→ Brief
List all lines of the data containing the word "this".

→ Dataset entries
* * * * * * *

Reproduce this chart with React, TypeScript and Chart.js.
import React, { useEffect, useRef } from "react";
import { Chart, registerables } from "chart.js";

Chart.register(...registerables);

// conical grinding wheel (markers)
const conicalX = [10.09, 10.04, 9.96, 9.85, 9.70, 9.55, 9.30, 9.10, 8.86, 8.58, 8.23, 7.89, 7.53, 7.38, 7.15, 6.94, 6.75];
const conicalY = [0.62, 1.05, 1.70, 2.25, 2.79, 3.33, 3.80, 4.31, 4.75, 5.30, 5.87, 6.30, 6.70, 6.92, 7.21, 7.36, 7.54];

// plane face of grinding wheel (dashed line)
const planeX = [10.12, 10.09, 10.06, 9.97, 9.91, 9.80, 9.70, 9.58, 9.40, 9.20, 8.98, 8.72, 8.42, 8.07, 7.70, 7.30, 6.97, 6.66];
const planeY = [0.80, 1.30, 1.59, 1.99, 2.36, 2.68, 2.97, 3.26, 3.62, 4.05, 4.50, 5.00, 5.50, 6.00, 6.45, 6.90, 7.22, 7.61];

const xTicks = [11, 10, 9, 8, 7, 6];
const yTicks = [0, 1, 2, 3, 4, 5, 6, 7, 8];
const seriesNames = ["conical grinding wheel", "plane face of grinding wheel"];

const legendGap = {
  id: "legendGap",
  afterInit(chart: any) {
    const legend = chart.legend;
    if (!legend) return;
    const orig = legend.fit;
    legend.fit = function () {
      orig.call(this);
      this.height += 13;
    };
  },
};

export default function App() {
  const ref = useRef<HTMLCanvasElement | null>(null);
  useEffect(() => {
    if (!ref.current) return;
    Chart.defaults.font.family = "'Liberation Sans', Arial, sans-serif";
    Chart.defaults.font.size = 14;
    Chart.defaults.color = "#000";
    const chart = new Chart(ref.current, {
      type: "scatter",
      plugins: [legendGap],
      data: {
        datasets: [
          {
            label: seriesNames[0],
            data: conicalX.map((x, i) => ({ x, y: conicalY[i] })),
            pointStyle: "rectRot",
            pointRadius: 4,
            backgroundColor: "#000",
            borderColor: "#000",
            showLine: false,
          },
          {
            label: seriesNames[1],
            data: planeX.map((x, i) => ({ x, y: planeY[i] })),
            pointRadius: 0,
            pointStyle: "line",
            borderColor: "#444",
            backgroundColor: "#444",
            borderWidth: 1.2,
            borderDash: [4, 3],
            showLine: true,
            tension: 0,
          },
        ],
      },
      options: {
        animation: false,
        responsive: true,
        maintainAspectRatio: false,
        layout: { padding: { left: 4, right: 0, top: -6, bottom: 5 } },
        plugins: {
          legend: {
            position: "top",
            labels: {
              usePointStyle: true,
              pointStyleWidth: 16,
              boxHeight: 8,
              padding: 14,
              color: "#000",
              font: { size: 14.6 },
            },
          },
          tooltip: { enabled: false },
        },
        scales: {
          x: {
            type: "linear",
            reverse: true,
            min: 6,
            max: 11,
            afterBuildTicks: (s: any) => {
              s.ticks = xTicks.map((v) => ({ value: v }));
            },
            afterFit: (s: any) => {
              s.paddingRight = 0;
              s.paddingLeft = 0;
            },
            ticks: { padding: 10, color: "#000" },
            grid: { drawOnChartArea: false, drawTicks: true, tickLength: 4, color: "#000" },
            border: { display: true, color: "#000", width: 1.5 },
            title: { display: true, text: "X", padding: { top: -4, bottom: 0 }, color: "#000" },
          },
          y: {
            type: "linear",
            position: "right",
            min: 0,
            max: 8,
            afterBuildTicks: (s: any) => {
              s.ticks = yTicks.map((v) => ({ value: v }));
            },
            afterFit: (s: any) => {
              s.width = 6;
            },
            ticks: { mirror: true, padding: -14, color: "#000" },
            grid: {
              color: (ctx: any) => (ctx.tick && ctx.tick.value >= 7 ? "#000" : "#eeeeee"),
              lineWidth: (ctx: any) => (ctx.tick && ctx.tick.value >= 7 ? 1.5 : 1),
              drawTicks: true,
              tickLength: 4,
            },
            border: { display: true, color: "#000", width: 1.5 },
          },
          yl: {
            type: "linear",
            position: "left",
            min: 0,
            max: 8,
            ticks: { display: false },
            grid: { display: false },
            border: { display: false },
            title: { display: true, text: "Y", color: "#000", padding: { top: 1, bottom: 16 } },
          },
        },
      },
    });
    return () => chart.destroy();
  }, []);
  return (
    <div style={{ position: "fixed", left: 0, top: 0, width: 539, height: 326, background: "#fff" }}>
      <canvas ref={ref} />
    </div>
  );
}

* * * * * * *

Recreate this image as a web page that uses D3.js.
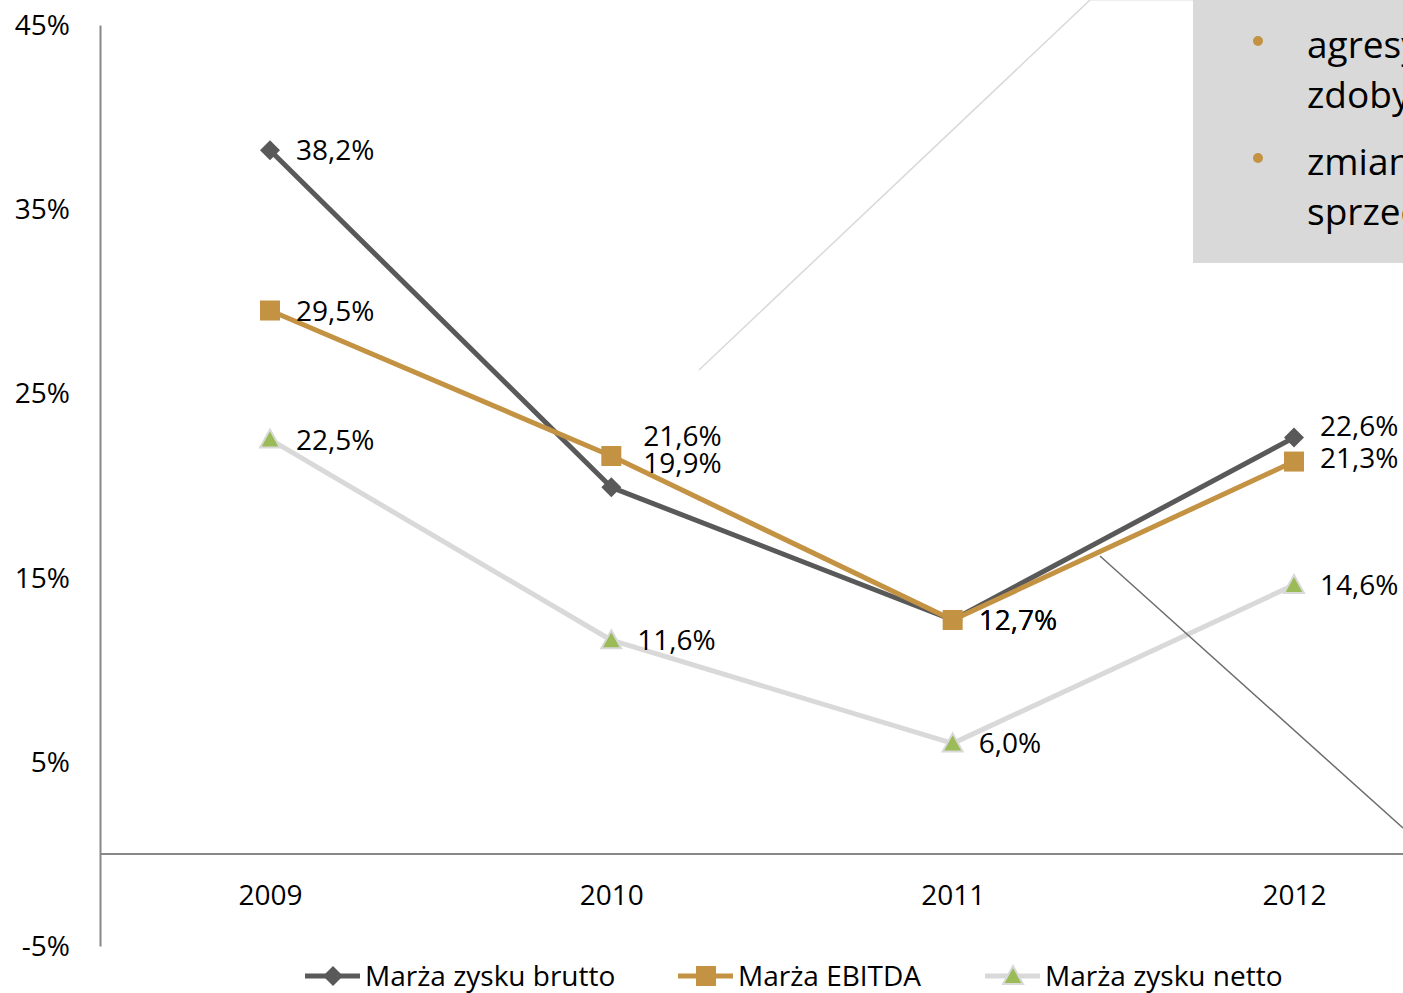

* * * * * * *

→ Task solution
Reproduce this chart with React, TypeScript and Chart.js.
      orig.call(this);
      this.height += 13;
Recreate this image as a web page that uses D3.js.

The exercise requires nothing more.